Regular Expressions Useful Regex Showcase Match an email address


Example

Matching an email address within a string is a hard task, because the specification defining it, the RFC2822, is complex making it hard to implement as a regex. For more details why it is not a good idea to match an email with a regex, please refer to the antipattern example when not to use a regex: for matching emails. The best advice to note from that page is to use a peer reviewed and widely library in your favorite language to implement this.

Validate an email address format

When you need to rapidly validate an entry to make sure it looks like an email, the best option is to keep it simple:

^\S{1,}@\S{2,}\.\S{2,}$

That regex will check that the mail address is a non-space separated sequence of characters of length greater than one, followed by an @, followed by two sequences of non-spaces characters of length two or more separated by a .. It's not perfect, and might validate invalid addresses (according to the format), but most importantly, it's not invalidating valid addresses.

Check the address exists

The only reliable way to check that an email is valid is to check for its existence. There used to be the VRFY SMTP command that has been designed for that purpose, but sadly, after being abused by spammers it's now not available anymore.

So the only way you're left with to check that the mail is valid and exists is to actually send an e-mail to that address.

Huge Regex alternatives

Though, it's not impossible to validate an address email using a regex. The only issues is that the closer to the specification those regexes will be, the bigger they will be and as a consequency they are impossibly hard to read and maintain. Below, you'll find example of such more accurate regex that are being used in some libraries.

⚠️ The following regex are given for documentation and learning purposes, copy pasting them in your code is a bad idea.

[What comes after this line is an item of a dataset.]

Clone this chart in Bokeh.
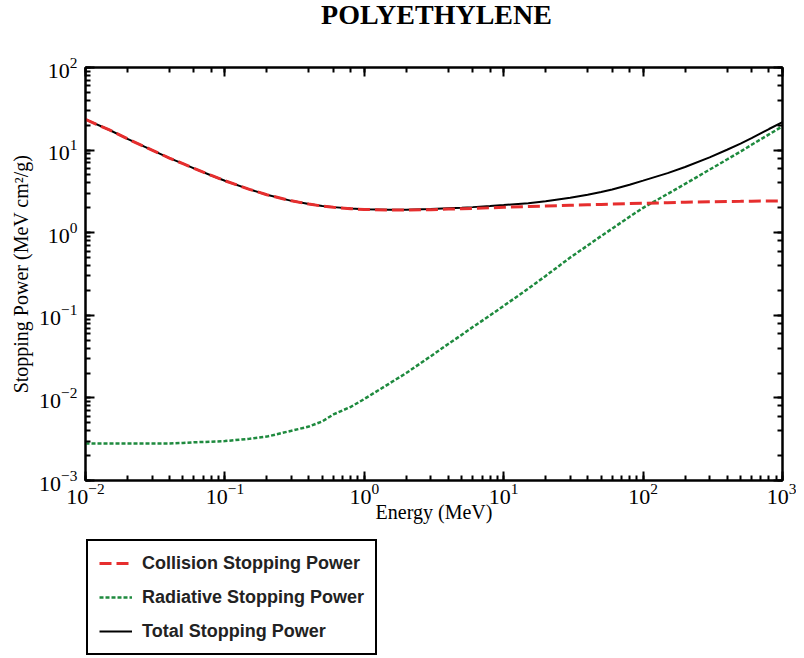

Instead, use that library directly, so you can rely on upstream code and peer developers to keep your email parsing code up to date and maintained.

Perl Address matching module

The best examples of such regex are in some languages standard libraries. For example, there's one from the RFC::RFC822::Address module in the Perl library that tries to be as accurate as possible according to the RFC. For your curiosity you can find a version of that regex at this URL, that has been generated from the grammar, and if you're tempted to copy paste it, here's quote from the regex' author:

"I do not maintain the regular expression [linked]. There may be bugs in it that have already been fixed in the Perl module."

.Net Address matching module

Another, shorter variant is the one used by the .Net standard library in the EmailAddressAttribute module:

^((([a-z]|\d|[!#\$%&'\*\+\-\/=\?\^_`{\|}~]|[\u00A0-\uD7FF\uF900-\uFDCF\uFDF0-\uFFEF])+(\.([a-z]|\d|[!#\$%&'\*\+\-\/=\?\^_`{\|}~]|[\u00A0-\uD7FF\uF900-\uFDCF\uFDF0-\uFFEF])+)*)|((\x22)((((\x20|\x09)*(\x0d\x0a))?(\x20|\x09)+)?(([\x01-\x08\x0b\x0c\x0e-\x1f\x7f]|\x21|[\x23-\x5b]|[\x5d-\x7e]|[\u00A0-\uD7FF\uF900-\uFDCF\uFDF0-\uFFEF])|(\\([\x01-\x09\x0b\x0c\x0d-\x7f]|[\u00A0-\uD7FF\uF900-\uFDCF\uFDF0-\uFFEF]))))*(((\x20|\x09)*(\x0d\x0a))?(\x20|\x09)+)?(\x22)))@((([a-z]|\d|[\u00A0-\uD7FF\uF900-\uFDCF\uFDF0-\uFFEF])|(([a-z]|\d|[\u00A0-\uD7FF\uF900-\uFDCF\uFDF0-\uFFEF])([a-z]|\d|-|\.|_|~|[\u00A0-\uD7FF\uF900-\uFDCF\uFDF0-\uFFEF])*([a-z]|\d|[\u00A0-\uD7FF\uF900-\uFDCF\uFDF0-\uFFEF])))\.)+(([a-z]|[\u00A0-\uD7FF\uF900-\uFDCF\uFDF0-\uFFEF])|(([a-z]|[\u00A0-\uD7FF\uF900-\uFDCF\uFDF0-\uFFEF])([a-z]|\d|-|\.|_|~|[\u00A0-\uD7FF\uF900-\uFDCF\uFDF0-\uFFEF])*([a-z]|[\u00A0-\uD7FF\uF900-\uFDCF\uFDF0-\uFFEF])))\.?$

But even if it's shorter it's still too big to be readable and easily maintainable.

Ruby Address matching module

In ruby a composition of regex are being used in the rfc822 module to match an address. This is a neat idea, as in case bugs are found, it will be easier to pinpoint the regex part to change and fix it.

Python Address matching module

As a counter example, the python email parsing module is not using a regex, but instead implements it using a parser.